C Solutions IT helps small businesses across Central Florida build onboarding and offboarding procedures that protect access, data, and devices without complicating day-to-day operations. Reach out at csolutionsit.com/contact.
Article FAQs
What is IT onboarding?
IT onboarding is the process of setting up a new employee with the devices, accounts, software, and access they need to do their job. Done well, it ensures they can work productively from day one and that access is granted only for what their specific role requires.
Why does IT offboarding matter for small business security?

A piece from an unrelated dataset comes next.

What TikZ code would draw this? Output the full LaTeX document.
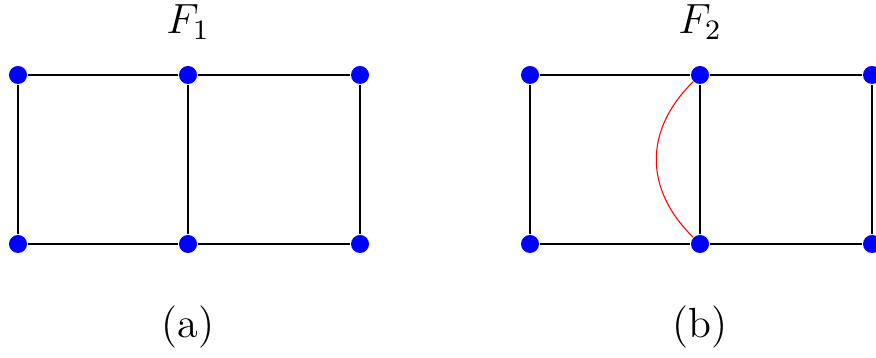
\documentclass[tikz,border=0pt]{standalone}
\usepackage[dvipsnames]{xcolor}
\usepackage{amsmath, amssymb, amsfonts}
\usepackage{tikz}

\begin{document}
\begin{tikzpicture}[x=0.01cm, y=-0.01cm,
        vtx/.style={circle, fill=blue, inner sep=0pt, minimum size=0.18cm}]
        \useasboundingbox (0,0) rectangle (876,358);
        % vertices of both graphs
        \foreach \g/\dx in {1/0, 2/512} {
            \foreach \i/\x in {1/18, 2/188, 3/360} {
                \node[vtx] (t\g\i) at (\x+\dx,75) {};
                \node[vtx] (b\g\i) at (\x+\dx,244) {};
            }
        }
        \node[font=\large] (f1) at (188,22) {$F_1$};
        \node[font=\large] (f2) at (700,22) {$F_2$};
        \node[font=\large] (la) at (188,327) {(a)};
        \node[font=\large] (lb) at (700,327) {(b)};
        % edges
        \foreach \g in {1,2} {
            \draw[line width=0.3pt] (t\g1) -- (t\g2) -- (t\g3);
            \draw[line width=0.3pt] (b\g1) -- (b\g2) -- (b\g3);
            \draw[line width=0.3pt] (t\g1) -- (b\g1);
            \draw[line width=0.3pt] (t\g3) -- (b\g3);
            \draw[line width=0.6pt] (t\g2) -- (b\g2);
        }
        % the extra edge of F_2
        \draw[red, line width=0.3pt] (t22) .. controls (644,130) and (644,189) .. (b22);
    \end{tikzpicture}
\end{document}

When access isn’t revoked promptly after an employee leaves, their credentials remain active in your systems. That creates ongoing exposure regardless of whether the employee intends to misuse it. Prompt, documented offboarding is the only reliable way to close that gap consistently.
What is a zombie account?
A zombie account is a user account that was never properly disabled or deleted after an employee left. These accounts often retain the same access as the departed employee and can be found and used by outside attackers who scan for dormant credentials.
How quickly should access be revoked when someone leaves?
For planned departures, access should be disabled on the final day of employment. For unplanned or involuntary departures, access should be revoked at the same time as the departure conversation. Shared credentials should be changed immediately, before the employee’s final session ends.
What should a small business track during onboarding for offboarding purposes?
Keep a simple log of every account, application, and system each new employee is given access to, including the email used, the access level, and the date it was granted. This turns offboarding from a guessing exercise into a straightforward checklist and significantly reduces the chance of anything being missed.